* [WHAT THIS TASK INVOLVES]: Only the lines from the line containing "What D3.js code" to the line containing "var dopingTicks = [0, 0.2, 0.4, 0.6, 0.8, 1.0];", with both of those lines, are to be repeated exactly. Leave the images out.

* [TASK DATA]:
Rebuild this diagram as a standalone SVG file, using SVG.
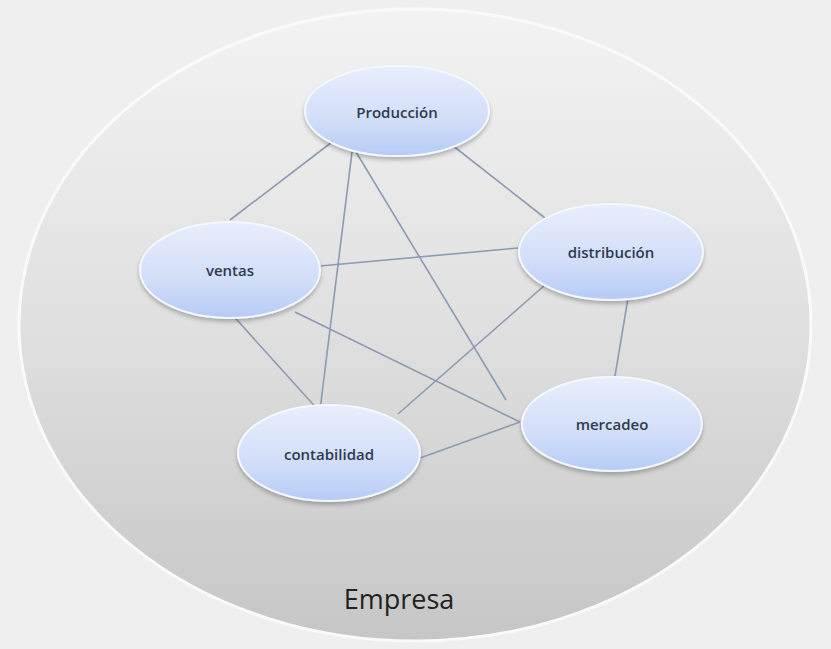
<svg xmlns="http://www.w3.org/2000/svg" width="831" height="649" viewBox="0 0 831 649">
<defs>
<linearGradient id="bg" x1="0" y1="0" x2="0" y2="1">
<stop offset="0" stop-color="#f3f3f3"/>
<stop offset="0.5" stop-color="#e0e0e0"/>
<stop offset="1" stop-color="#c6c6c6"/>
</linearGradient>
<linearGradient id="nd" x1="0" y1="0" x2="0" y2="1">
<stop offset="0" stop-color="#e8eefc"/>
<stop offset="0.6" stop-color="#d2def9"/>
<stop offset="1" stop-color="#b5cbf6"/>
</linearGradient>
<filter id="sh" x="-20%" y="-20%" width="140%" height="150%">
<feGaussianBlur in="SourceAlpha" stdDeviation="2"/>
<feOffset dy="3"/>
<feComponentTransfer><feFuncA type="linear" slope="0.25"/></feComponentTransfer>
<feMerge><feMergeNode/><feMergeNode in="SourceGraphic"/></feMerge>
</filter>
</defs>
<style>
.node ellipse{fill:url(#nd);stroke:#f4f8ff;stroke-width:2;filter:url(#sh)}
.node text{font-family:"Open Sans","Liberation Sans",sans-serif;font-size:15px;font-weight:600;fill:#2e3a4f;text-anchor:middle;dominant-baseline:central}
.conn line{stroke:#8c9bb1;stroke-width:1.6}
</style>
<rect width="831" height="649" fill="#efefef"/>
<g id="empresa">
<ellipse cx="415" cy="325" rx="396" ry="316" fill="url(#bg)" stroke="#fafafa" stroke-width="3"/>
<text x="399" y="598" font-family="'Open Sans','Liberation Sans',sans-serif" font-size="27" fill="#222" text-anchor="middle" dominant-baseline="central">Empresa</text>
</g>
<g id="connectors" class="conn">
<line x1="332" y1="142" x2="230" y2="220"/>
<line x1="452" y1="145" x2="545" y2="218"/>
<line x1="352" y1="152" x2="320" y2="410"/>
<line x1="356" y1="152" x2="506" y2="400"/>
<line x1="320" y1="266" x2="518" y2="248"/>
<line x1="228" y1="310" x2="320" y2="412"/>
<line x1="295" y1="312" x2="520" y2="422"/>
<line x1="545" y1="285" x2="398" y2="414"/>
<line x1="628" y1="298" x2="614" y2="382"/>
<line x1="420" y1="458" x2="520" y2="422"/>
</g>
<g id="produccion" class="node"><ellipse cx="397" cy="111" rx="92" ry="45"/><text x="397" y="112">Producción</text></g>
<g id="ventas" class="node"><ellipse cx="230" cy="270" rx="90" ry="48"/><text x="230" y="270">ventas</text></g>
<g id="distribucion" class="node"><ellipse cx="611" cy="252" rx="92" ry="48"/><text x="611" y="252">distribución</text></g>
<g id="mercadeo" class="node"><ellipse cx="612" cy="424" rx="90" ry="47"/><text x="612" y="424">mercadeo</text></g>
<g id="contabilidad" class="node"><ellipse cx="329" cy="453" rx="91" ry="48"/><text x="329" y="454">contabilidad</text></g>
</svg>
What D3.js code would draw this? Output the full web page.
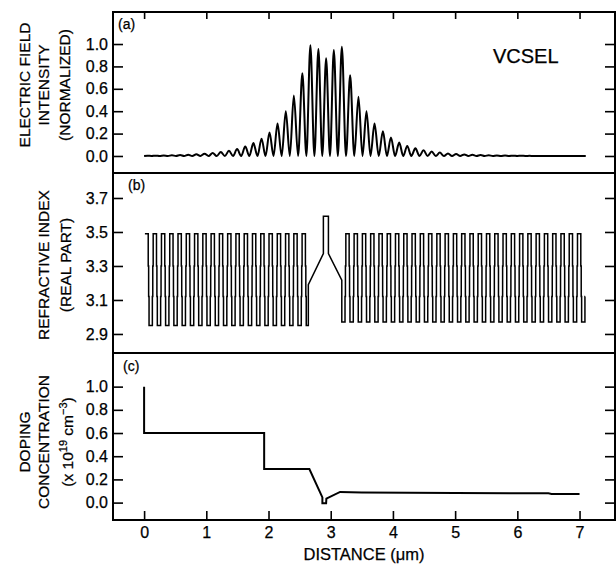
<!DOCTYPE html>
<html>
<head>
<meta charset="utf-8">
<script src="https://cdn.jsdelivr.net/npm/d3@7"></script>
<style>
  body { margin: 0; background: #fff; }
  svg text { font-family: "Liberation Sans", Arial, Helvetica, sans-serif; fill: #000; stroke: #000; stroke-width: 0.25; }
</style>
</head>
<body>
<svg id="chart" width="616" height="565"></svg>
<script>
// tick values
var distanceTicks = [0, 1, 2, 3, 4, 5, 6, 7];
var fieldTicks = [0, 0.2, 0.4, 0.6, 0.8, 1.0];
var indexTicks = [2.9, 3.1, 3.3, 3.5, 3.7];
var dopingTicks = [0, 0.2, 0.4, 0.6, 0.8, 1.0];

// (a) standing wave maxima, [distance um, normalized intensity]
var fieldPeaks = [
  [0.054, 0.002], [0.185, 0.003], [0.316, 0.005], [0.447, 0.007], [0.578, 0.009],
  [0.709, 0.012], [0.840, 0.016], [0.971, 0.021], [1.102, 0.027], [1.233, 0.036],
  [1.364, 0.047], [1.495, 0.062], [1.626, 0.085], [1.757, 0.115], [1.888, 0.155],
  [2.016, 0.21], [2.145, 0.29], [2.278, 0.40], [2.407, 0.54], [2.544, 0.74],
  [2.673, 0.99], [2.802, 0.956], [2.926, 0.873], [3.050, 0.947], [3.179, 0.976],
  [3.312, 0.72], [3.446, 0.53], [3.575, 0.40], [3.704, 0.29], [3.839, 0.22],
  [3.968, 0.165], [4.101, 0.12], [4.230, 0.09], [4.361, 0.068], [4.492, 0.052],
  [4.623, 0.04], [4.754, 0.03], [4.885, 0.023], [5.016, 0.018], [5.147, 0.014],
  [5.278, 0.011], [5.409, 0.008], [5.540, 0.006], [5.671, 0.005], [5.802, 0.004],
  [5.933, 0.003], [6.064, 0.002], [6.195, 0.001]
];
var fieldRange = [0.0, 7.1];

// (b) mirror pair period and one pair's graded profile (fraction of period -> index)
var dbrPeriod = 0.133;
var dbrFrac = [0, 0.40, 0.45, 0.50, 0.90, 0.95];
var bottomLevels = [3.49, 3.30, 3.12, 2.95, 3.12, 3.30];
var topLevels = [3.49, 3.30, 3.12, 2.97, 3.12, 3.30];
var bottomMirror = [0.013, 0.013, 2.64];   // [pair origin, start, end]
var topMirror = [3.11, 3.178, 7.09];
var cavity = [
  [2.64, 2.95], [2.64, 3.19], [2.882, 3.373], [2.882, 3.593],
  [2.963, 3.593], [2.963, 3.373], [3.178, 3.216], [3.178, 2.97]
];

// (c) doping, x 10^19 cm^-3
var doping = [
  [0, 1.0], [0, 0.6], [1.93, 0.6], [1.93, 0.29], [2.657, 0.29], [2.866, 0.045],
  [2.866, -0.005], [2.926, -0.005], [2.93, 0.035], [3.151, 0.092], [3.5, 0.088],
  [5.0, 0.083], [6.5, 0.08], [6.55, 0.075], [7.0, 0.075]
];

var L = 113, R = 615, T = 12, B1 = 173, B2 = 353, B = 520;
var svg = d3.select('#chart');

var x = d3.scaleLinear().domain([-0.5, 7.57]).range([L, R]);
var ya = d3.scaleLinear().domain([-0.152, 1.286]).range([B1, T]);
var yb = d3.scaleLinear().domain([2.788, 3.847]).range([B2, B1]);
var yc = d3.scaleLinear().domain([-0.15, 1.29]).range([B, B2]);

function yAxes(scale, ticks) {
  var gl = svg.append('g').attr('transform', 'translate(' + L + ',0)')
    .call(d3.axisLeft(scale).tickValues(ticks).tickSize(-10).tickPadding(5).tickFormat(d3.format('.1f')));
  var gr = svg.append('g').attr('transform', 'translate(' + R + ',0)')
    .call(d3.axisRight(scale).tickValues(ticks).tickSize(-10).tickFormat(''));
  [gl, gr].forEach(function(g) {
    g.select('.domain').remove();
    g.selectAll('line').attr('stroke', '#000').attr('stroke-width', 1.6);
    g.selectAll('text').attr('font-size', 16).attr('font-family', null);
  });
}
yAxes(ya, fieldTicks);
yAxes(yb, indexTicks);
yAxes(yc, dopingTicks);

var gt = svg.append('g').attr('transform', 'translate(0,' + T + ')')
  .call(d3.axisTop(x).tickValues(distanceTicks).tickSize(-7).tickFormat(''));
var gb = svg.append('g').attr('transform', 'translate(0,' + B + ')')
  .call(d3.axisBottom(x).tickValues(distanceTicks).tickSize(-9).tickPadding(7));
[gt, gb].forEach(function(g) {
  g.select('.domain').remove();
  g.selectAll('line').attr('stroke', '#000').attr('stroke-width', 1.6);
  g.selectAll('text').attr('font-size', 16).attr('font-family', null);
});

// frame
svg.append('rect').attr('x', L).attr('y', T).attr('width', R - L).attr('height', B - T)
  .attr('fill', 'none').attr('stroke', '#000').attr('stroke-width', 2);
[ya(ya.domain()[0]), yb(yb.domain()[0])].forEach(function(y) {
  svg.append('line').attr('x1', L).attr('x2', R).attr('y1', y).attr('y2', y)
    .attr('stroke', '#000').attr('stroke-width', 2);
});

// (a) field intensity: maxima joined through zero minima
var fieldPts = [[fieldRange[0], 0]];
fieldPeaks.forEach(function(p, i) {
  if (i > 0) fieldPts.push([(fieldPeaks[i - 1][0] + p[0]) / 2, 0]);
  fieldPts.push(p);
});
var lastPeak = fieldPeaks[fieldPeaks.length - 1][0];
fieldPts.push([lastPeak + dbrPeriod / 2, 0], [fieldRange[1], 0]);

svg.append('path').datum(fieldPts)
  .attr('fill', 'none').attr('stroke', '#000').attr('stroke-width', 2)
  .attr('d', d3.line().x(function(d) { return x(d[0]); }).y(function(d) { return ya(d[1]); })
    .curve(d3.curveMonotoneX));

// (b) refractive index
function mirror(m, levels) {
  var pts = [];
  for (var base = m[0]; base < m[2]; base += dbrPeriod) {
    dbrFrac.forEach(function(f, i) {
      var a = Math.max(base + f * dbrPeriod, m[1]);
      var b = Math.min(base + (i + 1 < dbrFrac.length ? dbrFrac[i + 1] : 1) * dbrPeriod, m[2]);
      if (b > a) pts.push([a, levels[i]], [b, levels[i]]);
    });
  }
  return pts;
}
var indexPts = mirror(bottomMirror, bottomLevels).concat(cavity, mirror(topMirror, topLevels));
svg.append('path').datum(indexPts)
  .attr('fill', 'none').attr('stroke', '#000').attr('stroke-width', 1.5)
  .attr('d', d3.line().x(function(d) { return x(d[0]); }).y(function(d) { return yb(d[1]); }));

// (c) doping
svg.append('path').datum(doping)
  .attr('fill', 'none').attr('stroke', '#000').attr('stroke-width', 2)
  .attr('d', d3.line().x(function(d) { return x(d[0]); }).y(function(d) { return yc(d[1]); }));

// panel letters and labels
svg.append('text').attr('x', 118).attr('y', 29).attr('font-size', 14).text('(a)');
svg.append('text').attr('x', 128).attr('y', 190).attr('font-size', 14).text('(b)');
svg.append('text').attr('x', 123).attr('y', 371).attr('font-size', 14).text('(c)');
svg.append('text').attr('x', 493).attr('y', 63).attr('font-size', 20).text('VCSEL');

function yLabel(cy, lines) {
  lines.forEach(function(l) {
    var t = svg.append('text').attr('transform', 'translate(' + l[0] + ',' + cy + ') rotate(-90)')
      .attr('text-anchor', 'middle').attr('font-size', 15.5);
    l[1].forEach(function(s) {
      var ts = t.append('tspan').text(s[0]);
      if (s[1]) ts.attr('baseline-shift', 'super').attr('font-size', 11);
    });
  });
}
yLabel(85, [[30, [['ELECTRIC FIELD']]], [49, [['INTENSITY']]], [70, [['(NORMALIZED)']]]]);
yLabel(265, [[48.5, [['REFRACTIVE INDEX']]], [70.5, [['(REAL PART)']]]]);
yLabel(442, [[29.5, [['DOPING']]], [48.5, [['CONCENTRATION']]],
  [73, [['(x 10'], ['19', true], [' cm'], ['\u22123', true], [')']]]]);

svg.append('text').attr('x', (L + R) / 2).attr('y', 560).attr('text-anchor', 'middle')
  .attr('font-size', 16.5).text('DISTANCE (\u03bcm)');
</script>
</body>
</html>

* [TASK RESPONSE]:
What D3.js code would draw this? Output the full web page.
<!DOCTYPE html>
<html>
<head>
<meta charset="utf-8">
<script src="https://cdn.jsdelivr.net/npm/d3@7"></script>
<style>
  body { margin: 0; background: #fff; }
  svg text { font-family: "Liberation Sans", Arial, Helvetica, sans-serif; fill: #000; stroke: #000; stroke-width: 0.25; }
</style>
</head>
<body>
<svg id="chart" width="616" height="565"></svg>
<script>
// tick values
var distanceTicks = [0, 1, 2, 3, 4, 5, 6, 7];
var fieldTicks = [0, 0.2, 0.4, 0.6, 0.8, 1.0];
var indexTicks = [2.9, 3.1, 3.3, 3.5, 3.7];
var dopingTicks = [0, 0.2, 0.4, 0.6, 0.8, 1.0];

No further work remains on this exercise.